Tuesday, April 10, 2007

The High Cost of Food

Many in the United States pride themselves on our 'cheap' food. But, this study - External Costs of Agricultural Production in the United States - demonstrates that consumers pay for food well beyond the grocery store checkout.

Published in 2004, the study assembled available valuation data to arrive at an aggregate, national figure for particular external costs of agricultural production in the USA...

...in other words, the costs for food that are not included in the grocery price sticker, but instead we are paying the price through other means, including in our utility bills and taxes and in our declining environmental and personal health.

What are the Total External Costs for Food?

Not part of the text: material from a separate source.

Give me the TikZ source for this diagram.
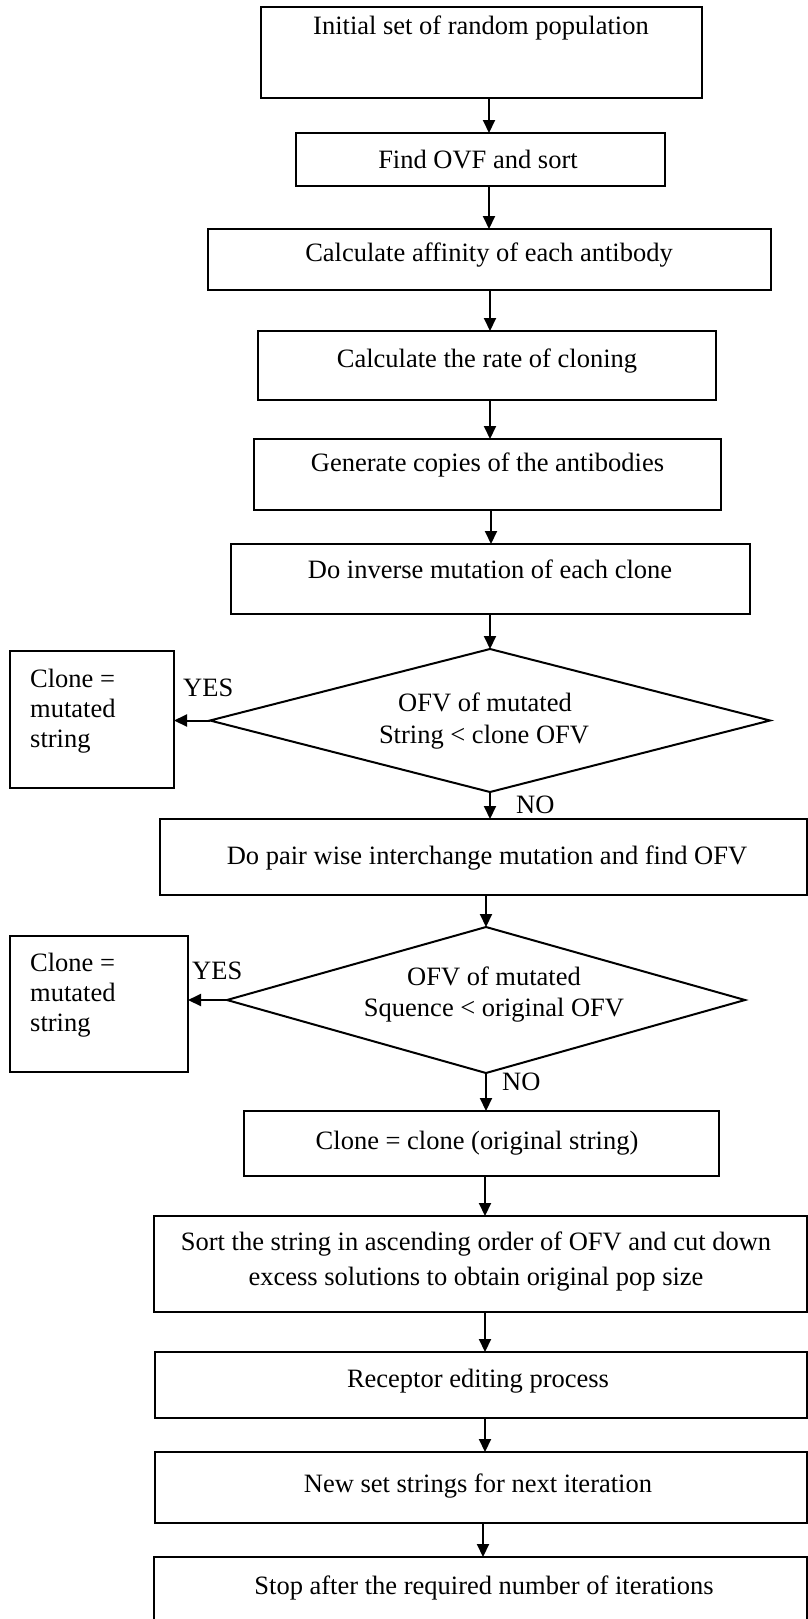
\documentclass[tikz,border=0pt]{standalone}
\usepackage{fontspec}
\setmainfont{Liberation Serif}
\usetikzlibrary{shapes.geometric,arrows.meta}
\begin{document}
\begin{tikzpicture}[x=1pt,y=-1pt,
  box/.style={draw,line width=1.3pt,inner sep=0pt,outer sep=0pt},
  dia/.style={draw,diamond,line width=2pt,inner sep=0pt,outer sep=0pt},
  txt/.style={inner sep=0pt,anchor=base,font=\fontsize{26.5pt}{30.5pt}\selectfont},
  ltxt/.style={txt,anchor=base west},
  arr/.style={line width=2pt,-{Triangle[length=13pt,width=12pt]}}]
\useasboundingbox (0,0) rectangle (808,1619);

% boxes
\node[box,minimum width=441pt,minimum height=91pt] (b1) at (481.5,52.5) {};
\node[box,minimum width=369pt,minimum height=53pt] (b2) at (480.5,159.5) {};
\node[box,minimum width=563pt,minimum height=61pt] (b3) at (489.5,259.5) {};
\node[box,minimum width=458pt,minimum height=69pt] (b4) at (487,365.5) {};
\node[box,minimum width=467pt,minimum height=71pt] (b5) at (487.5,474.5) {};
\node[box,minimum width=519pt,minimum height=70pt] (b6) at (490.5,579) {};
\node[dia,minimum width=560pt,minimum height=143pt] (d1) at (490,720.5) {};
\node[box,minimum width=164pt,minimum height=137pt] (c1) at (92,719.5) {};
\node[box,minimum width=647pt,minimum height=76pt] (b7) at (483.5,857) {};
\node[dia,minimum width=518pt,minimum height=146pt] (d2) at (486,1000) {};
\node[box,minimum width=178pt,minimum height=136pt] (c2) at (99,1004) {};
\node[box,minimum width=475pt,minimum height=65pt] (b8) at (481.5,1143.5) {};
\node[box,minimum width=653pt,minimum height=96pt] (b9) at (480.5,1264) {};
\node[box,minimum width=652pt,minimum height=66pt] (b10) at (481,1385) {};
\node[box,minimum width=652pt,minimum height=71pt] (b11) at (481,1487.5) {};
\node[box,minimum width=653pt,minimum height=83pt] (b12) at (480.5,1598.5) {};

% texts
\node[txt] (t1) at (481,35) {Initial set of random population};
\node[txt] (t2) at (478,168) {Find OVF and sort};
\node[txt] (t3) at (489,261) {Calculate affinity of each antibody};
\node[txt] (t4) at (487,367) {Calculate the rate of cloning};
\node[txt] (t5) at (487.5,471) {Generate copies of the antibodies};
\node[txt] (t6) at (490,578) {Do inverse mutation of each clone};
\node[txt] (d1a) at (485,711) {OFV of mutated};
\node[txt] (d1b) at (484,743) {String < clone OFV};
\node[ltxt] (c1a) at (30,687) {Clone =};
\node[ltxt] (c1b) at (30,717) {mutated};
\node[ltxt] (c1c) at (30,747) {string};
\node[ltxt] (yes1) at (183,696) {YES};
\node[ltxt] (no1) at (516,813) {NO};
\node[txt] (t7) at (487,864) {Do pair wise interchange mutation and find OFV};
\node[txt] (d2a) at (494,985) {OFV of mutated};
\node[txt] (d2b) at (494,1016) {Squence < original OFV};
\node[ltxt] (c2a) at (30,971) {Clone =};
\node[ltxt] (c2b) at (30,1001) {mutated};
\node[ltxt] (c2c) at (30,1031) {string};
\node[ltxt] (yes2) at (192,979) {YES};
\node[ltxt] (no2) at (502,1090) {NO};
\node[txt] (t8) at (477,1149) {Clone = clone (original string)};
\node[txt] (t9a) at (476,1250) {Sort the string in ascending order of OFV and cut down};
\node[txt] (t9b) at (476,1285) {excess solutions to obtain original pop size};
\node[txt] (t10) at (478,1387) {Receptor editing process};
\node[txt] (t11) at (478,1492) {New set strings for next iteration};
\node[txt] (t12) at (484,1594) {Stop after the required number of iterations};

% arrow columns
\coordinate (k1) at (489,0);
\coordinate (k2) at (490,0);
\coordinate (k3) at (491,0);
\coordinate (k4) at (485,0);
\coordinate (k5) at (483,0);

% connectors
\draw[arr] (b1.south -| k1) -- (b2.north -| k1);
\draw[arr] (b2.south -| k1) -- (b3.north -| k1);
\draw[arr] (b3.south -| k2) -- (b4.north -| k2);
\draw[arr] (b4.south -| k2) -- (b5.north -| k2);
\draw[arr] (b5.south -| k3) -- (b6.north -| k3);
\draw[arr] (b6.south -| d1.north) -- (d1.north);
\draw[arr] (d1.west) -- (d1.west -| c1.east);
\draw[arr] (d1.south) -- (d1.south |- b7.north);
\draw[arr] (b7.south -| d2.north) -- (d2.north);
\draw[arr] (d2.west) -- (d2.west -| c2.east);
\draw[arr] (d2.south) -- (d2.south |- b8.north);
\draw[arr] (b8.south -| k4) -- (b9.north -| k4);
\draw[arr] (b9.south -| k4) -- (b10.north -| k4);
\draw[arr] (b10.south -| k4) -- (b11.north -| k4);
\draw[arr] (b11.south -| k5) -- (b12.north -| k5);
\end{tikzpicture}
\end{document}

The total costs for food not included in the price sticker, conservatively, are $5.7 - 16.9 billion each year. They also indicate at least $3.7 billion additional annually in efforts to regulate the present system and mitigate damages.

What's NOT Included in these Figures?

Additional public costs of agricultural production in the USA include direct subsidies and other support mechanisms for farmers. These are not included in the figures above.

Although fish kills are acknowledged in the figures above, other costs associated with manure run-off and/or inorganic feriliser runoff and their related impacts on aquatic ecosystems and the suppression of biodiversity are not calculated in the final costs of food.

Also NOT included:

Costs of illnesses associated with waterborne pathogens (because States should have implemented the Interim Enhanced surface Water Treatment rule by Jan. 1/2002.

Accidents and fuel or cargo spills also cause injuries and deaths and damage to public health and the environment buth they have not been assessed nor included in the costs above.

On-farm costs of lost productivity due to soil erosion are not included.

Multi-faceted impacts of agricultural chemicals and sedimentation on aquatic ecosystems are not included.

Structural disturbances to habitats and the food chain of aquatic environments is also left out of the final costs of food.

Catastrophic manure spills occur intermittently and are not considered in the costs.

Also, water treatment costs for nitrate are associated mostly with background levels of inorganic nitrogen from fertilisers - not manure.

With respect to manure, the report further recommends:

To curb manure spills, regulations for manure handling at animal feeding operations should continue to be reviewed and enforced and the promotion of other options for livestock finishing should be considered.

The report also states: "The societal burden of these costs calls for a restructuring of agricultural policy that shifts production towards methods that lessen external impacts."

With taxes due next week, I wonder how many taxpayers even know about this report?

The Study was published in the International Journal of Agricultural Sustainability, Vol. 2, No. 1, 2004.